Me guían en Moscú una madre, Ludmila, y su hija Zoia, dos vidas al
servicio de instituciones españolas desde hace bastantes años. Zoia me
cuenta que acude al trabajo en tren, 80 minutos de viaje entre ida y
vuelta. Ludmila vive aún más lejos. La hija me enseña el metro, la madre
el Kremlin, el Moscú histórico y los museos, y me pasea en barco por el
Moskva. Zoia me lleva al Instituto Cervantes, donde trabaja. Su
director, Abel Murcia, me da datos: cinco mil moscovitas mantienen
contactos asiduos o continuos con sus cursos y actividades. Y señala una
ligera caída en los cursos de español.
Cuando voy a cambiar euros, observo que cada día cae la cotización
del rublo. La iluminación urbana parece contradecir la mala coyuntura.

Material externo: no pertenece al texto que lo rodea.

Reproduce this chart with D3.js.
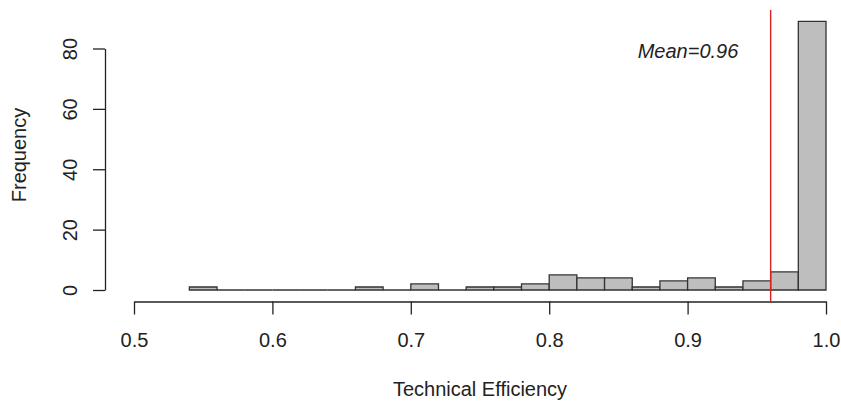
<!DOCTYPE html>
<html lang="en">
<head>
<meta charset="utf-8">
<title>Technical Efficiency histogram</title>
<script src="https://cdnjs.cloudflare.com/ajax/libs/d3/7.8.5/d3.min.js"></script>
<style>
  body { margin: 0; background: #fff; }
  text { font-family: "Liberation Sans", Arial, sans-serif; fill: #222; }
</style>
</head>
<body>
<script>
// histogram bins (width 0.02) and counts
var binStarts = [0.54, 0.56, 0.58, 0.60, 0.62, 0.64, 0.66, 0.68, 0.70, 0.72, 0.74, 0.76,
                 0.78, 0.80, 0.82, 0.84, 0.86, 0.88, 0.90, 0.92, 0.94, 0.96, 0.98];
var counts = [1, 0, 0, 0, 0, 0, 1, 0, 2, 0, 1, 1,
              2, 5, 4, 4, 1, 3, 4, 1, 3, 6, 89];
var binWidth = 0.02;
var xTicks = [0.5, 0.6, 0.7, 0.8, 0.9, 1.0];
var yTicks = [0, 20, 40, 60, 80];
var meanValue = 0.96;

var w = 841, h = 403;

var svg = d3.select("body").append("svg")
  .attr("width", w)
  .attr("height", h);

// scales
var x = d3.scaleLinear().domain([0.5, 1.0]).range([134, 826]);
var y = d3.scaleLinear().domain([0, 80]).range([290, 48.5]);

// bars - drawn as closed paths so empty bins still show as a line at zero
svg.selectAll("path.bar")
  .data(binStarts)
  .enter()
  .append("path")
  .attr("class", "bar")
  .attr("d", function(d, i) {
    var x0 = x(d), x1 = x(d + binWidth);
    return "M" + x0 + "," + y(0) + "V" + y(counts[i]) + "H" + x1 + "V" + y(0) + "Z";
  })
  .style("fill", "#bebebe")
  .style("stroke", "#333")
  .style("stroke-width", 1.3);

// x axis
var xAxis = svg.append("g")
  .attr("transform", "translate(0,301.5)")
  .call(d3.axisBottom(x).tickValues(xTicks).tickFormat(d3.format(".1f")).tickSize(13).tickSizeOuter(0));
xAxis.select(".domain").attr("stroke", "#222").attr("stroke-width", 1.3);
xAxis.selectAll(".tick line").attr("stroke", "#222").attr("stroke-width", 1.3);
xAxis.selectAll("text")
  .attr("y", 45.5).attr("dy", null)
  .attr("font-family", null).attr("font-size", null)
  .style("font-size", "20px").style("fill", "#222");

// y axis
var yAxis = svg.append("g")
  .attr("transform", "translate(105,0)")
  .call(d3.axisLeft(y).tickValues(yTicks).tickSize(12).tickSizeOuter(0));
yAxis.select(".domain").attr("stroke", "#222").attr("stroke-width", 1.3);
yAxis.selectAll(".tick line").attr("stroke", "#222").attr("stroke-width", 1.3);
yAxis.selectAll("text")
  .attr("x", null).attr("dy", null)
  .attr("font-family", null).attr("font-size", null)
  .attr("transform", "translate(-28,0) rotate(-90)")
  .attr("text-anchor", "middle")
  .style("font-size", "20px").style("fill", "#222");

// mean line
svg.append("line")
  .attr("x1", x(meanValue)).attr("x2", x(meanValue))
  .attr("y1", 10).attr("y2", 302)
  .style("stroke", "#dd2222")
  .style("stroke-width", 1.4);

svg.append("text")
  .attr("x", 688)
  .attr("y", 58)
  .attr("text-anchor", "middle")
  .style("font-style", "italic")
  .style("font-size", "20px")
  .text("Mean=" + meanValue);

// axis titles
svg.append("text")
  .attr("x", 480)
  .attr("y", 396)
  .attr("text-anchor", "middle")
  .style("font-size", "20px")
  .text("Technical Efficiency");

svg.append("text")
  .attr("transform", "translate(26,155) rotate(-90)")
  .attr("text-anchor", "middle")
  .style("font-size", "20px")
  .text("Frequency");
</script>
</body>
</html>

Pregunto sobre el momento político del país. Ludmila, que es
pensionista, me dice que la cuestión candente es la ley que eleva la
edad de jubilación, aprobada por el parlamento el 27 de septiembre
último, de 60 a 63. El clamor contra la medida se ha extendido por el
país, y Rusia Unida ha perdido el gobierno en cuatro estados de la
federación.
Ante las protestas, hubo que arbitrar paliativos: la Duma ha aprobado
una ley por la que serán perseguidos los patronos que despidan
trabajadores dentro de los cinco años antes de su jubilación. Putin,
prudentemente, ha prometido que la ley será modificada para devolver a
las mujeres el límite de los 60 años.
Llego a Madrid y me encuentro con la información geopolítica a la que
estoy abonado. Un análisis indica que la lucha que Rusia mantiene con
Ucrania en el sudeste de este país, se va a extender al mar de Azov,
donde los rusos han construido un puente entre dos lenguas de su
territorio que bloquea el tráfico marítimo más pesado de los puertos
ucranianos de Berdyansk y Mariupol.
Ucrania se propone construir una
base naval en ese mar, después de haber perdido ante Rusia la de
Sebastopol. Presumo que la base será meramente testimonial al saber que
Ucrania cuenta con una marina de 66 buques de combate y Rusia con más de
2.800, por lo que Kiev se limitará a reforzar la defensa de sus costas,
y esperar ayuda de alguna potencia que pueda intimidar a Rusia.